“I’m not superstitious. I believe in plenty when there’s reason and evidence to believe. I don’t believe in anything I can’t see. I feel like there’s a fucking axe hanging over my head. You know, I can’t see it, but I believe it.”
The diplomatic life started when I was not even able to think. So my very first memories happened in Dubaï, which is why, in my mind, the United Arab Emirates will always be my homeland.
My life consits of moving from place to place, thanks to my parents, who are both diplomats. And each time we leave a country, we start a new life. Which makes the person I am today. I’ve lived in Dubaï, in Lebanon, in Portugal, Romania, Germany, in Greece and in Austria.
“What has been your favorite place until now?” is one of the questions I hear the most. So here you go: It’s very simple. Beirut and Bucharest have been and will always be the cities I appreciate the most. Most important is, the city I disliked above any other, the only city where I didn’t feel at home: Berlin, the capital of Germany, the country of my birth. All of these things don’t have an influence on me. I am not german and I will never be, no matter if it’s written on a passport or on my birth certificate. Here is why. Even if I would say to german on the street “Hey. I’m german!” They would answer “No you are not?!”.

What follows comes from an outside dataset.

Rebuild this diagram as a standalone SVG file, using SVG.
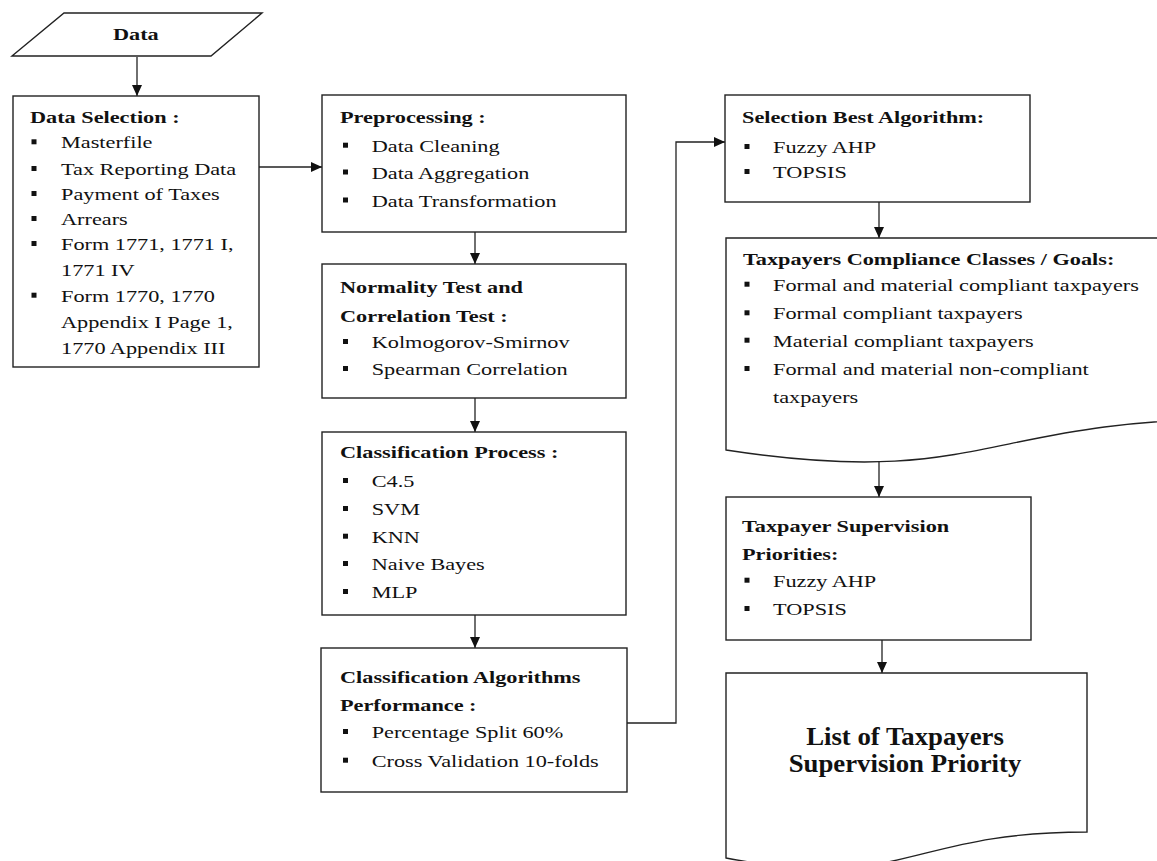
<svg xmlns="http://www.w3.org/2000/svg" width="1157" height="861" viewBox="0 0 1157 861">
<style>
.t{font-family:"Liberation Serif","Times New Roman",serif;font-size:17px;fill:#111}
.b{font-weight:bold}
.big{font-family:"Liberation Serif","Times New Roman",serif;font-size:25.5px;font-weight:bold;fill:#111;text-anchor:middle}
.box{fill:#fff;stroke:#222;stroke-width:1.4}
.conn{fill:none;stroke:#222;stroke-width:1.3}
.bul{fill:#111}
</style>
<defs>
<marker id="ah" markerUnits="userSpaceOnUse" markerWidth="12" markerHeight="12" viewBox="0 0 12 12" refX="11" refY="6" orient="auto">
<path d="M0,1 L11,6 L0,11 Z" fill="#111"/>
</marker>
<rect id="bl" width="5" height="5" class="bul"/>
</defs>
<rect width="1157" height="861" fill="#fff"/>

<g id="connectors">
<path class="conn" d="M137,57 V96" marker-end="url(#ah)"/>
<path class="conn" d="M259,167 H322" marker-end="url(#ah)"/>
<path class="conn" d="M475,232 V264" marker-end="url(#ah)"/>
<path class="conn" d="M475,398 V432" marker-end="url(#ah)"/>
<path class="conn" d="M475,615 V648" marker-end="url(#ah)"/>
<path class="conn" d="M627,723 H676 V142 H725" marker-end="url(#ah)"/>
<path class="conn" d="M879,202 V238" marker-end="url(#ah)"/>
<path class="conn" d="M879,462 V497" marker-end="url(#ah)"/>
<path class="conn" d="M882,640 V673" marker-end="url(#ah)"/>
</g>

<g id="data">
<polygon class="box" points="64,13 262,13 211,56 12,56"/>
<text class="t b" transform="translate(113 40) scale(1.31 1)">Data</text>
</g>

<g id="data-selection">
<rect class="box" x="13" y="96" width="246" height="271"/>
<text class="t b" transform="translate(30 122.5) scale(1.31 1)">Data Selection :</text>
<use href="#bl" x="31.5" y="139.3"/>
<text class="t" transform="translate(61 148.3) scale(1.31 1)">Masterfile</text>
<use href="#bl" x="31.5" y="166"/>
<text class="t" transform="translate(61 175) scale(1.31 1)">Tax Reporting Data</text>
<use href="#bl" x="31.5" y="191"/>
<text class="t" transform="translate(61 200) scale(1.31 1)">Payment of Taxes</text>
<use href="#bl" x="31.5" y="216"/>
<text class="t" transform="translate(61 225) scale(1.31 1)">Arrears</text>
<use href="#bl" x="31.5" y="241"/>
<text class="t" transform="translate(61 250) scale(1.31 1)">Form 1771, 1771 I,</text>
<text class="t" transform="translate(61 276) scale(1.31 1)">1771 IV</text>
<use href="#bl" x="31.5" y="292.7"/>
<text class="t" transform="translate(61 301.7) scale(1.31 1)">Form 1770, 1770</text>
<text class="t" transform="translate(61 328.3) scale(1.31 1)">Appendix I Page 1,</text>
<text class="t" transform="translate(61 354) scale(1.31 1)">1770 Appendix III</text>
</g>

<g id="preprocessing">
<rect class="box" x="322" y="95" width="304" height="137"/>
<text class="t b" transform="translate(340 123) scale(1.31 1)">Preprocessing :</text>
<use href="#bl" x="343" y="142.7"/>
<text class="t" transform="translate(371.7 151.7) scale(1.31 1)">Data Cleaning</text>
<use href="#bl" x="343" y="169.5"/>
<text class="t" transform="translate(371.7 178.5) scale(1.31 1)">Data Aggregation</text>
<use href="#bl" x="343" y="197.5"/>
<text class="t" transform="translate(371.7 206.5) scale(1.31 1)">Data Transformation</text>
</g>

<g id="normality">
<rect class="box" x="322" y="264" width="304" height="134"/>
<text class="t b" transform="translate(340 293) scale(1.31 1)">Normality Test and</text>
<text class="t b" transform="translate(340 321.5) scale(1.31 1)">Correlation Test :</text>
<use href="#bl" x="343" y="339"/>
<text class="t" transform="translate(371.7 348) scale(1.31 1)">Kolmogorov-Smirnov</text>
<use href="#bl" x="343" y="366"/>
<text class="t" transform="translate(371.7 375) scale(1.31 1)">Spearman Correlation</text>
</g>

<g id="classification-process">
<rect class="box" x="322" y="432" width="304" height="183"/>
<text class="t b" transform="translate(340 458) scale(1.31 1)">Classification Process :</text>
<use href="#bl" x="343" y="478"/>
<text class="t" transform="translate(371.7 487) scale(1.31 1)">C4.5</text>
<use href="#bl" x="343" y="506"/>
<text class="t" transform="translate(371.7 515) scale(1.31 1)">SVM</text>
<use href="#bl" x="343" y="533.7"/>
<text class="t" transform="translate(371.7 542.7) scale(1.31 1)">KNN</text>
<use href="#bl" x="343" y="561"/>
<text class="t" transform="translate(371.7 570) scale(1.31 1)">Naive Bayes</text>
<use href="#bl" x="343" y="589"/>
<text class="t" transform="translate(371.7 598) scale(1.31 1)">MLP</text>
</g>

<g id="classification-performance">
<rect class="box" x="321" y="648" width="306" height="144"/>
<text class="t b" transform="translate(340 682.7) scale(1.31 1)">Classification Algorithms</text>
<text class="t b" transform="translate(340 711) scale(1.31 1)">Performance :</text>
<use href="#bl" x="343" y="729"/>
<text class="t" transform="translate(371.7 738) scale(1.31 1)">Percentage Split 60%</text>
<use href="#bl" x="343" y="757.7"/>
<text class="t" transform="translate(371.7 766.7) scale(1.31 1)">Cross Validation 10-folds</text>
</g>

<g id="selection-best">
<rect class="box" x="725" y="95" width="305" height="107"/>
<text class="t b" transform="translate(742 123.3) scale(1.31 1)">Selection Best Algorithm:</text>
<use href="#bl" x="744.5" y="144"/>
<text class="t" transform="translate(773 153) scale(1.31 1)">Fuzzy AHP</text>
<use href="#bl" x="744.5" y="169"/>
<text class="t" transform="translate(773 178) scale(1.31 1)">TOPSIS</text>
</g>

<g id="compliance-classes">
<path class="box" d="M726,238 H1240 V419 C983,419 983,489.4 726,450 Z"/>
<text class="t b" transform="translate(743 265) scale(1.31 1)">Taxpayers Compliance Classes / Goals:</text>
<use href="#bl" x="744.5" y="281.7"/>
<text class="t" transform="translate(773 290.7) scale(1.31 1)">Formal and material compliant taxpayers</text>
<use href="#bl" x="744.5" y="310.3"/>
<text class="t" transform="translate(773 319.3) scale(1.31 1)">Formal compliant taxpayers</text>
<use href="#bl" x="744.5" y="337.7"/>
<text class="t" transform="translate(773 346.7) scale(1.31 1)">Material compliant taxpayers</text>
<use href="#bl" x="744.5" y="366"/>
<text class="t" transform="translate(773 375) scale(1.31 1)">Formal and material non-compliant</text>
<text class="t" transform="translate(773 403.3) scale(1.31 1)">taxpayers</text>
</g>

<g id="supervision-priorities">
<rect class="box" x="726" y="497" width="305" height="143"/>
<text class="t b" transform="translate(742 531.7) scale(1.31 1)">Taxpayer Supervision</text>
<text class="t b" transform="translate(742 560) scale(1.31 1)">Priorities:</text>
<use href="#bl" x="744.5" y="577.7"/>
<text class="t" transform="translate(773 586.7) scale(1.31 1)">Fuzzy AHP</text>
<use href="#bl" x="744.5" y="606"/>
<text class="t" transform="translate(773 615) scale(1.31 1)">TOPSIS</text>
</g>

<g id="priority-list">
<path class="box" d="M726,673 H1087 V832 C906.5,832 906.5,892.3 726,858 Z"/>
<text class="big" transform="translate(905 745) scale(1.05 1)">List of Taxpayers</text>
<text class="big" transform="translate(905 771.7) scale(1.05 1)">Supervision Priority</text>
</g>
</svg>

First of all, our names do not really represent the country we actually come from. My name is Samira, my sister is called Shirin and my blond brother with blue eyes, Saïd. My parents had the incredible logical idea to put my siblings and I on the french school when we were 3. “But why?!” is the question. Because back in time, in Dubaï, there was no german school. The next country we moved to was Lebanon, a country where French is the main language. So they thought, why would we send them to a german school now? And since the little Samira was lazy switching language 5 times a day, she started talking french at home! Since that day, my siblings and I only speak french to each other, and with my parents we communicate in german, even thougt they speak french perfectly.
So, no. No one believes me when I say I am german, because of my french accent.